20 Years of Impact: How VOSD Unseated a Corrupt San Diego Unified School Board Member

When Voice of San Diego education reporter Mario Koran began asking questions about San Diego Unified School District Trustee Marne Foster, district officials acted indignant.

It was August, 2015. Foster was an outspoken advocate for underrepresented students in the district with backing from the powerful teachers union. At the time, she was raising money for a re-election bid observers believed she would win in a landslide.

But there was another side to Foster. As summer vacation ended and students returned to classrooms, Koran published a detailed story showing how Foster used her authority as school trustee to benefit her own children, who attended San Diego Unified schools.

Teachers said Foster demanded they change grades and alter attendance records on behalf of one of her sons, who attended the School of Creative and Performing Arts, Koran’s reporting showed.

When a counselor gave Foster’s son an unenthusiastic letter of recommendation for college, Foster filed a $250,000 claim against the district – and hid her role in filing the claim by having the boy’s father sign it.

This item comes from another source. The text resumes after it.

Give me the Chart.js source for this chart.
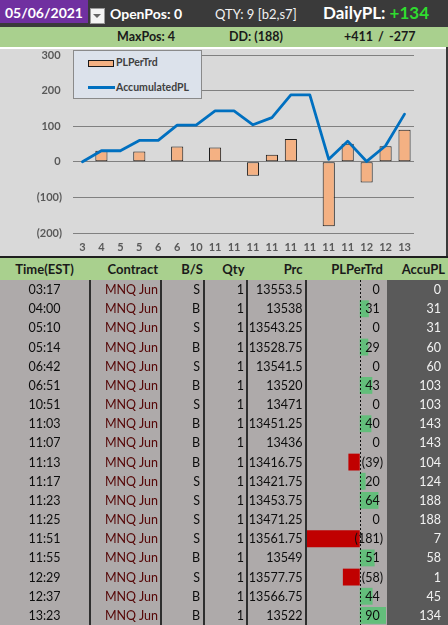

After SPCA’s principal barred Foster’s son from attending the school’s prom because of behavioral problems, Foster pressured an area superintendent (Lamont Jackson, who himself later resigned following sexual harassment allegations) to transfer the principal.

Further reporting by Koran showed that Foster held a fundraiser to help two of her children pay for college, soliciting donations from people with business before the school board.

The district’s response to all of this? The school board’s vice president wrote a Voice opinion piece defending the district and board members honored Foster with a laudatory proclamation praising her “vision, leadership and commitment to all students.”

But Koran’s reporting was right.

Six months after receiving that proclamation, Foster pleaded guilty to accepting illegal gifts as a public official and resigned from the board.

The superintendent also admitted she’d removed the principal of SCPA in part because of pressure from Foster.

And, after Voice sued, a judge forced the district to turn over key emails it had withheld that further corroborated Koran’s reporting. The district had to pay Voice’s legal costs.

The story showed the lengths public officials sometimes go to protect their own from unwanted scrutiny. And it showed how one determined reporter – and an equally determined newsroom – can bring accountability just by asking questions. And refusing to back down.